Umweltrecht endlich adäquat anwenden

Für ihre Ziele hastet die Anwältin täglich von einem Termin zum nächsten. «Was mich antreibt, ist die Sorge», sagt sie nachdrücklich, während sie die Treppe zu ihrem Büro hinaufeilt. «Wir sind für die Rettung des Klimas viel zu spät dran, und es gibt noch so viel zu tun. Dabei hätten wir schon deutlich früher anfangen können.» Es gehe ihr nicht darum, neues Recht zu setzen, denn das sei Sache der Politik. Es gebe die entscheidenden Rechtsgrundlagen doch längst: «Artikel 20a, der Umweltschutz zum Staatsziel erklärt, steht seit 1994 im Grundgesetz, und die Menschenrechte sind noch viel älter. Im Grunde ist erstmals mit dem Urteil des Bundesverfassungsgerichts das Umweltrecht adäquat angewandt worden.» Mit diesem Statement verabschiedet sie sich, man hört noch die Tür ins Schloss fallen, bevor sie auflegt.
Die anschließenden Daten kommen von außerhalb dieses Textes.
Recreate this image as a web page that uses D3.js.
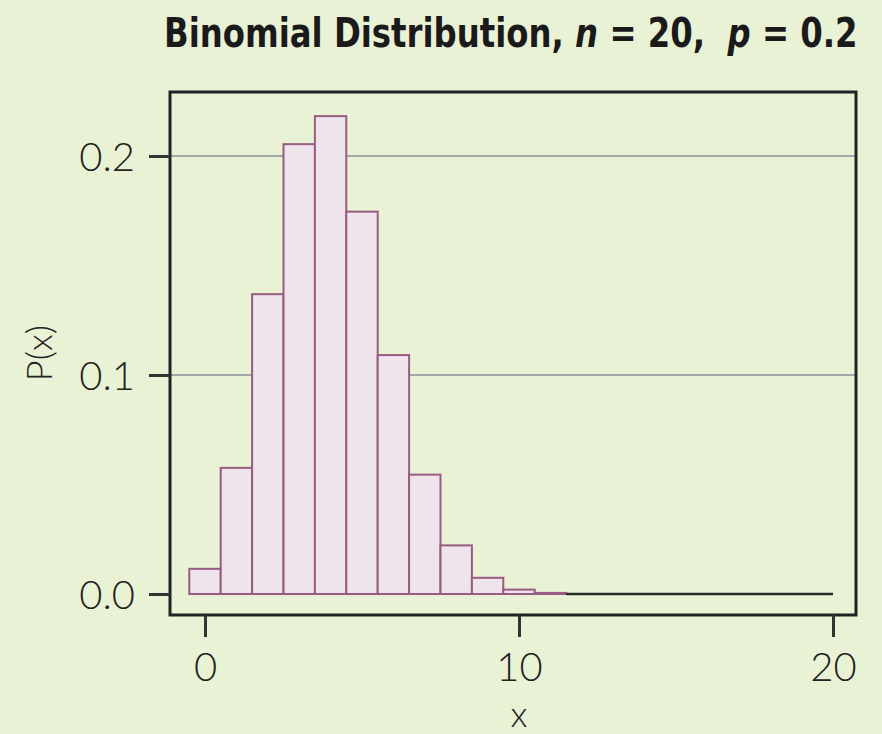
<!DOCTYPE html>
<html>
<head>
<meta charset="utf-8">
<script src="https://cdn.jsdelivr.net/npm/d3@7"></script>
<style>
  html, body { margin: 0; padding: 0; background: #eaf2d6; }
  svg { display: block; }
  text { white-space: pre; }
</style>
</head>
<body>
<div id="root"></div>
<script>
// binomial n = 20, p = 0.2
var ks = [0, 1, 2, 3, 4, 5, 6, 7, 8, 9, 10, 11]
var probs = [0.0115, 0.0576, 0.1369, 0.2054, 0.2182, 0.1746, 0.1091, 0.0545, 0.0222, 0.0074, 0.0020, 0.0005]
var xTicks = [0, 10, 20]
var yTicks = [0, 0.1, 0.2]
var gridTicks = [0.1, 0.2]
var xMax = 20

window.onload = function () {
    var W = 882, H = 734
    var frame = { left: 170, right: 856, top: 92, bottom: 615 }

    var svg = d3.select('#root').append('svg').attr('width', W).attr('height', H)

    var x = d3.scaleLinear().domain([0, 20]).range([205, 833])
    var y = d3.scaleLinear().domain([0, 0.2]).range([594, 156])

    // grid
    svg.append('g').selectAll('line').data(gridTicks).enter().append('line')
        .attr('x1', frame.left).attr('x2', frame.right)
        .attr('y1', function (d) { return y(d) }).attr('y2', function (d) { return y(d) })
        .attr('stroke', '#a3a7a6').attr('stroke-width', 2.2)

    // bars
    svg.append('g').selectAll('rect').data(ks).enter().append('rect')
        .attr('x', function (d) { return x(d - 0.5) })
        .attr('width', function (d) { return x(d + 0.5) - x(d - 0.5) })
        .attr('y', function (d, i) { return y(probs[i]) })
        .attr('height', function (d, i) { return y(0) - y(probs[i]) })
        .attr('fill', '#efe4ec')
        .attr('stroke', '#985b82')
        .attr('stroke-width', 2)

    // remaining ~0 bars collapse to a line
    svg.append('line')
        .attr('x1', x(ks[ks.length - 1] + 0.5)).attr('x2', x(xMax))
        .attr('y1', y(0)).attr('y2', y(0))
        .attr('stroke', '#2a2a2a').attr('stroke-width', 2.5)

    // frame
    svg.append('rect')
        .attr('x', frame.left).attr('y', frame.top)
        .attr('width', frame.right - frame.left).attr('height', frame.bottom - frame.top)
        .attr('fill', 'none').attr('stroke', '#222').attr('stroke-width', 3)

    var font = "Lato, 'Noto Sans', sans-serif"

    var yAxis = svg.append('g').attr('transform', 'translate(' + frame.left + ',0)')
        .call(d3.axisLeft(y).tickValues(yTicks).tickFormat(d3.format('.1f')).tickSize(21).tickPadding(14))
    var xAxis = svg.append('g').attr('transform', 'translate(0,' + frame.bottom + ')')
        .call(d3.axisBottom(x).tickValues(xTicks).tickFormat(d3.format('d')).tickSize(22).tickPadding(8))

    ;[yAxis, xAxis].forEach(function (a) {
        a.select('.domain').remove()
        a.selectAll('.tick line').attr('stroke', '#333').attr('stroke-width', 3)
        a.selectAll('.tick text').attr('fill', '#222')
            .style('font-family', font).style('font-weight', 300).style('font-size', '40px')
    })
    yAxis.selectAll('.tick text').attr('dy', '0.36em')
    xAxis.selectAll('.tick text').attr('dy', '0.9em')

    // axis labels
    svg.append('text')
        .attr('transform', 'translate(52,353) rotate(-90)')
        .attr('text-anchor', 'middle')
        .style('font-family', font).style('font-weight', 300).style('font-size', '36px')
        .attr('fill', '#222')
        .text('P(x)')

    svg.append('text')
        .attr('x', x(10)).attr('y', 727)
        .attr('text-anchor', 'middle')
        .style('font-family', font).style('font-weight', 300).style('font-size', '36px')
        .attr('fill', '#222')
        .text('x')

    // title, squeezed horizontally to the reference width
    var title = svg.append('text')
        .style('font-family', "'Liberation Sans Narrow', 'DejaVu Sans Condensed', sans-serif")
        .style('font-weight', 700).style('font-size', '40px')
        .attr('fill', '#1a1a1a')
    title.append('tspan').text('Binomial Distribution, ')
    title.append('tspan').style('font-style', 'italic').text('n')
    title.append('tspan').text(' = 20,  ')
    title.append('tspan').style('font-style', 'italic').text('p')
    title.append('tspan').text(' = 0.2')
    var tw = title.node().getComputedTextLength()
    title.attr('transform', 'translate(164,47) scale(' + (694 / tw) + ',1)')
}
</script>
</body>
</html>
Bis Klimaschutz tatsächlich so konsequent umgesetzt wird, dass die lebensnotwendigen Klimaziele eingehalten werden können, müssen auf allen Ebenen der Gesellschaft noch dicke Bretter gebohrt werden. Roda Verheyen und ihre Kolleginnen und Kollegen pochen vor Gericht unermüdlich darauf, dass Regierungen und Unternehmen für ihr umwelt- und klimaschädliches Verhalten zur Verantwortung gezogen werden. Und die Rechtsprechung ist – zumindest europaweit – im Begriff, ein wichtiger Baustein zur gesellschaftlichen Durchsetzung von Klimaschutzmaßnahmen zu werden.